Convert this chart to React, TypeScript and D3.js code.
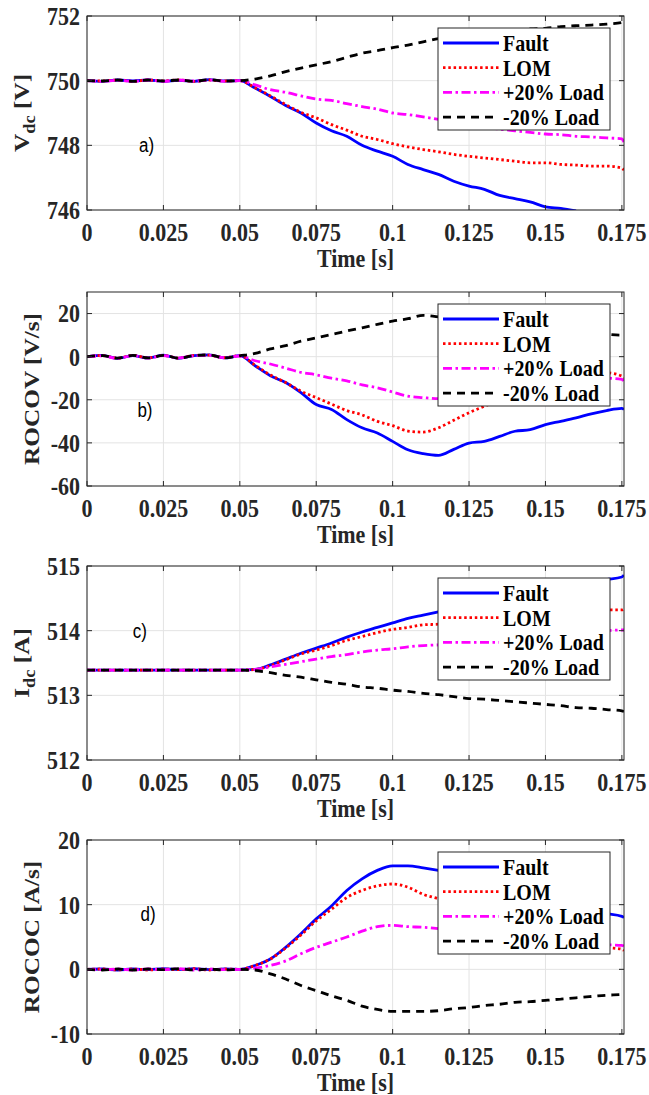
import React from "react";
import * as d3 from "d3";

// sample times [s]
const time = [
  0, 0.005, 0.01, 0.015, 0.02, 0.025, 0.03, 0.035, 0.04, 0.045, 0.05, 0.055, 0.06, 0.065, 0.07, 0.075, 0.08, 0.085,
  0.09, 0.095, 0.1, 0.105, 0.11, 0.115, 0.12, 0.125, 0.13, 0.135, 0.14, 0.145, 0.15, 0.155, 0.16, 0.165, 0.17, 0.175,
  0.1757,
];

const seriesNames = ["Fault", "LOM", "+20% Load", "-20% Load"];
const xTicks = [0, 0.025, 0.05, 0.075, 0.1, 0.125, 0.15, 0.175];

// a) Vdc
const vdcFault = [
  750, 749.98, 750.02, 749.99, 750.02, 749.98, 750.01, 749.98, 750.03, 749.99, 750.0, 749.77, 749.51, 749.23, 749.0,
  748.69, 748.45, 748.28, 748.0, 747.82, 747.66, 747.41, 747.25, 747.1, 746.89, 746.74, 746.64, 746.45, 746.35, 746.25,
  746.1, 746.05, 745.97, null, null, null, null,
];
const vdcLom = [
  750, 749.99, 750.02, 749.98, 750.02, 749.99, 750.02, 749.98, 750.02, 749.99, 750.0, 749.78, 749.53, 749.26, 749.02,
  748.85, 748.64, 748.47, 748.28, 748.18, 748.05, 747.95, 747.87, 747.8, 747.72, 747.66, 747.61, 747.56, 747.51, 747.46,
  747.46, 747.41, 747.39, 747.36, 747.36, 747.3, 747.23,
];
const vdcPlus = [
  750, 749.98, 750.01, 749.98, 750.02, 749.98, 750.02, 749.99, 750.02, 749.98, 750.0, 749.87, 749.72, 749.64, 749.53,
  749.43, 749.39, 749.29, 749.2, 749.12, 749.0, 748.95, 748.88, 748.8, 748.7, 748.6, 748.56, 748.5, 748.45, 748.4,
  748.35, 748.33, 748.28, 748.26, 748.23, 748.2, 748.1,
];
const vdcMinus = [
  750, 749.99, 750.02, 749.98, 750.02, 749.99, 750.02, 749.98, 750.03, 749.99, 750.0, 750.05, 750.15, 750.28, 750.39,
  750.49, 750.59, 750.72, 750.85, 750.93, 751.02, 751.1, 751.2, 751.3, 751.36, 751.42, 751.47, 751.52, 751.56, 751.6,
  751.62, 751.67, 751.7, 751.72, 751.75, 751.8, 751.83,
];

// b) ROCOV
const rocovFault = [
  0, 0.6, -0.8, 0.5, -0.6, 0.7, -0.8, 0.5, 0.8, -0.6, 0.5, -4.2, -8.9, -12, -16.7, -22.2, -24.5, -29.2, -33, -35.4,
  -39.3, -43.2, -45, -45.8, -43, -40.1, -39.3, -37, -34.6, -33.9, -31.5, -30, -28.4, -26.5, -25, -24, -24.5,
];
const rocovLom = [
  0, 0.5, -0.7, 0.6, -0.5, 0.6, -0.7, 0.6, 0.7, -0.5, 0.5, -4, -8.5, -12, -16, -19, -22, -25, -27, -30, -32, -34.5,
  -35, -33, -29.5, -26, -23, -20, -18, -16, -14, -13, -11.5, -10, -7.5, -9, -10,
];
const rocovPlus = [
  0, 0.4, -0.8, 0.5, -0.7, 0.5, -0.6, 0.4, 0.6, -0.5, 0.3, -1.9, -3.4, -5.3, -7.3, -8.4, -10, -11.2, -13.1, -14.4,
  -16.4, -18.3, -19, -19.5, -19.5, -19, -18, -17, -16, -15, -14, -13, -12, -11, -10, -10.5, -11.5,
];
const rocovMinus = [
  0, 0.5, -0.7, 0.6, -0.6, 0.6, -0.7, 0.5, 0.8, -0.6, 0.4, 1.5, 3.6, 5.1, 7.2, 8.7, 10.3, 11.9, 13.4, 15, 16.5, 17.6,
  19.2, 18.5, 18, 17.5, 17, 16, 15.5, 14.5, 14, 13, 12, 11.5, 10.5, 10, 10,
];

// c) Idc
const idcFault = [
  513.39, 513.39, 513.39, 513.39, 513.39, 513.39, 513.39, 513.39, 513.39, 513.39, 513.39, 513.4, 513.47, 513.56, 513.65,
  513.73, 513.81, 513.9, 513.98, 514.05, 514.12, 514.19, 514.24, 514.29, 514.34, 514.39, 514.44, 514.49, 514.54,
  514.58, 514.63, 514.67, 514.71, 514.75, 514.79, 514.83, 514.86,
];
const idcLom = [
  513.39, 513.39, 513.39, 513.39, 513.39, 513.39, 513.39, 513.39, 513.39, 513.39, 513.39, 513.4, 513.46, 513.55, 513.64,
  513.7, 513.77, 513.85, 513.91, 513.97, 514.02, 514.05, 514.09, 514.1, 514.13, 514.16, 514.18, 514.2, 514.22, 514.24,
  514.26, 514.28, 514.3, 514.31, 514.32, 514.32, 514.33,
];
const idcPlus = [
  513.39, 513.39, 513.39, 513.39, 513.39, 513.39, 513.39, 513.39, 513.39, 513.39, 513.39, 513.4, 513.44, 513.48, 513.52,
  513.56, 513.6, 513.63, 513.67, 513.7, 513.72, 513.75, 513.77, 513.78, 513.8, 513.83, 513.85, 513.87, 513.89, 513.91,
  513.93, 513.95, 513.97, 513.99, 514.0, 514.01, 514.01,
];
const idcMinus = [
  513.39, 513.39, 513.39, 513.39, 513.39, 513.39, 513.39, 513.39, 513.39, 513.39, 513.39, 513.38, 513.35, 513.31,
  513.28, 513.24, 513.2, 513.17, 513.13, 513.11, 513.08, 513.06, 513.03, 513.01, 512.98, 512.95, 512.94, 512.92, 512.9,
  512.88, 512.86, 512.84, 512.81, 512.8, 512.78, 512.76, 512.75,
];

// d) ROCOC
const rococFault = [
  0, 0.05, -0.1, 0.05, -0.05, 0.1, -0.05, 0.1, -0.05, 0.05, 0, 0.6, 1.6, 3.4, 5.5, 7.8, 9.8, 12.2, 14, 15.3, 16, 16,
  15.7, 15.3, 14.8, 14.2, 13.5, 12.8, 12.1, 11.4, 10.7, 10.1, 9.5, 9, 8.6, 8.2, 8,
];
const rococLom = [
  0, 0.05, -0.1, 0.05, -0.1, 0.05, -0.05, 0.1, -0.1, 0.05, 0, 0.6, 1.6, 3.3, 5.3, 7.5, 9.3, 11.1, 12.2, 12.9, 13.2,
  12.7, 11.6, 10.9, 10, 9.2, 8.4, 7.6, 6.9, 6.2, 5.6, 5, 4.5, 4, 3.4, 3.1, 2.9,
];
const rococPlus = [
  0, -0.05, 0.05, -0.1, 0.05, -0.05, 0.1, -0.1, 0.05, -0.05, 0, 0.2, 0.6, 1.3, 2.4, 3.4, 4.2, 5, 5.9, 6.6, 6.8, 6.6,
  6.5, 6.3, 6.1, 5.9, 5.6, 5.4, 5.1, 4.9, 4.6, 4.4, 4.2, 4, 3.8, 3.7, 3.6,
];
const rococMinus = [
  0, -0.1, 0.05, -0.1, 0.05, -0.05, 0.1, -0.1, 0.05, -0.1, 0, -0.1, -0.7, -1.5, -2.5, -3.3, -4.1, -4.8, -5.7, -6.2,
  -6.5, -6.5, -6.5, -6.4, -6.1, -5.9, -5.6, -5.4, -5.1, -5, -4.8, -4.6, -4.4, -4.2, -4, -3.9, -3.8,
];

const colors = ["#0000ff", "#ff0000", "#ff00ff", "#000000"];
const dashes = [undefined, "2.5 2.8", "9 3.5 2.5 3.5", "8 6"];

const panels = [
  { id: "a", top: 16, yDomain: [746, 752], yTicks: [746, 748, 750, 752], label: "V", sub: "dc", unit: " [V]",
    labelX: 29, tag: "a)", tagAt: [0.017, 748], series: [vdcFault, vdcLom, vdcPlus, vdcMinus] },
  { id: "b", top: 292, yDomain: [-60, 30], yTicks: [-60, -40, -20, 0, 20], label: "ROCOV [V/s]", sub: "", unit: "",
    labelX: 39, tag: "b)", tagAt: [0.0165, -25], series: [rocovFault, rocovLom, rocovPlus, rocovMinus] },
  { id: "c", top: 566, yDomain: [512, 515], yTicks: [512, 513, 514, 515], label: "I", sub: "dc", unit: " [A]",
    labelX: 29, tag: "c)", tagAt: [0.015, 514], series: [idcFault, idcLom, idcPlus, idcMinus] },
  { id: "d", top: 840, yDomain: [-10, 20], yTicks: [-10, 0, 10, 20], label: "ROCOC [A/s]", sub: "", unit: "",
    labelX: 39, tag: "d)", tagAt: [0.0175, 8.6], series: [rococFault, rococLom, rococPlus, rococMinus] },
];

const left = 87;
const right = 624;
const plotH = 194;
const serif = "'Liberation Serif', 'Times New Roman', serif";
const axisColor = "#262626";
// the source figure is slightly stretched vertically
const stretch = "scale(1,1.15)";

const x = d3.scaleLinear().domain([0, 0.1757]).range([left, right]);

function Panel({ p }: { p: any }) {
  const y = d3.scaleLinear().domain(p.yDomain).range([p.top + plotH, p.top]);
  const bottom = p.top + plotH;
  const line = d3
    .line<number | null>()
    .defined((d) => d !== null)
    .x((_, i) => x(time[i]))
    .y((d) => y(d as number))
    .curve(d3.curveMonotoneX);
  const cy = p.top + plotH / 2;
  const lx = 438;
  const ly = p.top + 12;

  return (
    <g>
      <defs>
        <clipPath id={`clip-${p.id}`}>
          <rect x={left} y={p.top} width={right - left} height={plotH} />
        </clipPath>
      </defs>
      <rect x={left} y={p.top} width={right - left} height={plotH} fill="#fff" />
      {xTicks.map((t) => (
        <line key={`gx${t}`} x1={x(t)} x2={x(t)} y1={p.top} y2={bottom} stroke="#e3e3e3" strokeWidth={1} />
      ))}
      {p.yTicks.map((v: number) => (
        <line key={`gy${v}`} x1={left} x2={right} y1={y(v)} y2={y(v)} stroke="#e3e3e3" strokeWidth={1} />
      ))}
      <g clipPath={`url(#clip-${p.id})`}>
        {p.series.map((s: (number | null)[], i: number) => (
          <path
            key={i}
            d={line(s) || ""}
            fill="none"
            stroke={colors[i]}
            strokeWidth={2.8}
            strokeDasharray={dashes[i]}
          />
        ))}
      </g>
      {/* box + inward ticks */}
      <rect x={left} y={p.top} width={right - left} height={plotH} fill="none" stroke={axisColor} strokeWidth={1} />
      {xTicks.map((t) => (
        <g key={`tx${t}`}>
          <line x1={x(t)} x2={x(t)} y1={bottom} y2={bottom - 5} stroke={axisColor} />
          <line x1={x(t)} x2={x(t)} y1={p.top} y2={p.top + 5} stroke={axisColor} />
          <text
            transform={`translate(${x(t)},${bottom + 31}) ${stretch}`}
            textAnchor="middle"
            fontFamily={serif}
            fontWeight="bold"
            fontSize={22}
            fill="#262626"
          >
            {String(t)}
          </text>
        </g>
      ))}
      {p.yTicks.map((v: number) => (
        <g key={`ty${v}`}>
          <line x1={left} x2={left + 5} y1={y(v)} y2={y(v)} stroke={axisColor} />
          <line x1={right} x2={right - 5} y1={y(v)} y2={y(v)} stroke={axisColor} />
          <text
            transform={`translate(80,${y(v)}) ${stretch}`}
            dy="0.35em"
            textAnchor="end"
            fontFamily={serif}
            fontWeight="bold"
            fontSize={22}
            fill="#262626"
          >
            {String(v)}
          </text>
        </g>
      ))}
      <text
        transform={`translate(${(left + right) / 2},${bottom + 57}) ${stretch}`}
        textAnchor="middle"
        fontFamily={serif}
        fontWeight="bold"
        fontSize={22}
        fill="#262626"
      >
        Time [s]
      </text>
      <text
        transform={`translate(${p.labelX},${cy}) ${stretch} rotate(-90)`}
        textAnchor="middle"
        fontFamily={serif}
        fontWeight="bold"
        fontSize={22}
        fill="#262626"
      >
        {p.label}
        {p.sub && (
          <tspan dy={6} fontSize={16}>
            {p.sub}
          </tspan>
        )}
        {p.unit && <tspan dy={-6}>{p.unit}</tspan>}
      </text>
      <text
        transform={`translate(${x(p.tagAt[0])},${y(p.tagAt[1])}) ${stretch}`}
        dy="0.35em"
        fontFamily="'Liberation Sans', Arial, sans-serif"
        fontSize={17}
        fill="#000"
      >
        {p.tag}
      </text>
      {/* legend */}
      <rect x={lx} y={ly} width={172} height={102} fill="#fff" stroke={axisColor} strokeWidth={1} />
      {seriesNames.map((name, i) => {
        const ry = ly + 15 + i * 24.7;
        return (
          <g key={name}>
            <line x1={lx + 5} x2={lx + 61} y1={ry} y2={ry} stroke={colors[i]} strokeWidth={2.8} strokeDasharray={dashes[i]} />
            <text
              transform={`translate(${lx + 65},${ry}) ${stretch}`}
              dy="0.35em"
              fontFamily={serif}
              fontWeight="bold"
              fontSize={20}
              fill="#000"
            >
              {name}
            </text>
          </g>
        );
      })}
    </g>
  );
}

export default function App() {
  return (
    <svg width={649} height={1095} style={{ position: "absolute", left: 0, top: 0, background: "#fff" }}>
      <rect width={649} height={1095} fill="#fff" />
      {panels.map((p) => (
        <Panel key={p.id} p={p} />
      ))}
    </svg>
  );
}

==========

Everything from the top line of the data down to and including the line with "const xTicks = [0, 0.025, 0.05, 0.075, 0.1, 0.125, 0.15, 0.175];" is to be copied, except the pictures.

#### Output:
Convert this chart to React, TypeScript and D3.js code.
import React from "react";
import * as d3 from "d3";

// sample times [s]
const time = [
  0, 0.005, 0.01, 0.015, 0.02, 0.025, 0.03, 0.035, 0.04, 0.045, 0.05, 0.055, 0.06, 0.065, 0.07, 0.075, 0.08, 0.085,
  0.09, 0.095, 0.1, 0.105, 0.11, 0.115, 0.12, 0.125, 0.13, 0.135, 0.14, 0.145, 0.15, 0.155, 0.16, 0.165, 0.17, 0.175,
  0.1757,
];

const seriesNames = ["Fault", "LOM", "+20% Load", "-20% Load"];
const xTicks = [0, 0.025, 0.05, 0.075, 0.1, 0.125, 0.15, 0.175];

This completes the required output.